I, too, am halfway through a bag. It's really easy to work with and I'm getting some great shots.

I am loving the candied lemon, but I'm not overly keen on the liquorice finish, so overall I think I prefer the Red Brick, but I think that's just my personal taste.


----------



## Southpaw (Feb 26, 2012)

Got some today and thought bloody hell 12 quid a bag this had better be good. Then got home and realised I've been mugged and it is only 10 quid direct. Fingers crossed I like it.


----------



## aaronb (Nov 16, 2012)

Plus postage though would have made it over £12.

I really like sweetshop, but its not an everyday coffee. Its a bugger to get right, I was grinding finer than I've ever ground before but it was worth it for all the fruit and acidity. YUM!


----------



## Southpaw (Feb 26, 2012)

So far I'm not a fan







I'm getting the really bright citrus acidity but that isn't for me. It's like taking my least favourite HasBean light roast and then cranking upto 11. I'm going to leave until the weekend to see if it chills at all, otherwise its back to the darker roasts for me.


----------



## garydyke1 (Mar 9, 2011)

Southpaw said:


> So far I'm not a fan
> 
> 
> 
> ...


Either down-dose and grind finer, or, 50 second ristretto the hell out of it. Both should tame the acidity


----------



## rodabod (Dec 4, 2011)

Yep. You need to work with this blend, and don't worry about trying extremes to get the taste right.

Too sour? Extract more.


----------



## Southpaw (Feb 26, 2012)

Time to try again







thanks for the suggestions.


----------



## 4085 (Nov 23, 2012)

Bought some, let it rest a good week. Wow, rarely does one come across a blend as mediocre and hyped up as this! Last time I will be chucking this mob and of my hard earned! The worst thing is, I have a bag of Red Brick to plough through next


----------



## Southpaw (Feb 26, 2012)

Red brick is a whole lot better than this.

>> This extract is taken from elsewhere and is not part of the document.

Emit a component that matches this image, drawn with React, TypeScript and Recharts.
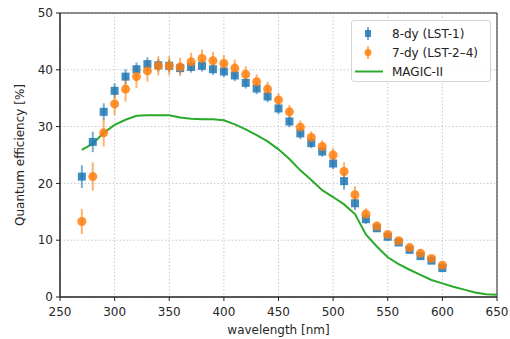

I'm still not enjoying the sweetshop, my least favourite coffee I can remember.

I'd like to try it in a cafe somewhere to see if it is me or the coffee.


----------



## Southpaw (Feb 26, 2012)

My half a bag has been sitting at the back of the cupboard for ages along with an equally nasty but opposite end of the taste spectrum wait rose Sumatra. Solution was to blend together with the result being just about palatable and has saved both from the bin.


----------



## jeebsy (May 5, 2013)

This is one of the favourite espressos i've made at home.


----------



## Southpaw (Feb 26, 2012)

Waitrose/squaremile blend?







I might be making it wrong but it never worked for me.


----------



## urbanbumpkin (Jan 30, 2013)

I've tried this as an espresso this morning. It was only roasted on Thursday so still a bit early. 18g=> 40g 47 secs.

I'm generally getting massive sweetness, a boat load of fruits and lime/tartness.

I'll give it a few more days and slacken off a bit to see what happens....but so far so good IMO.

What every it's going to be it's going to be on the crazy curve.


----------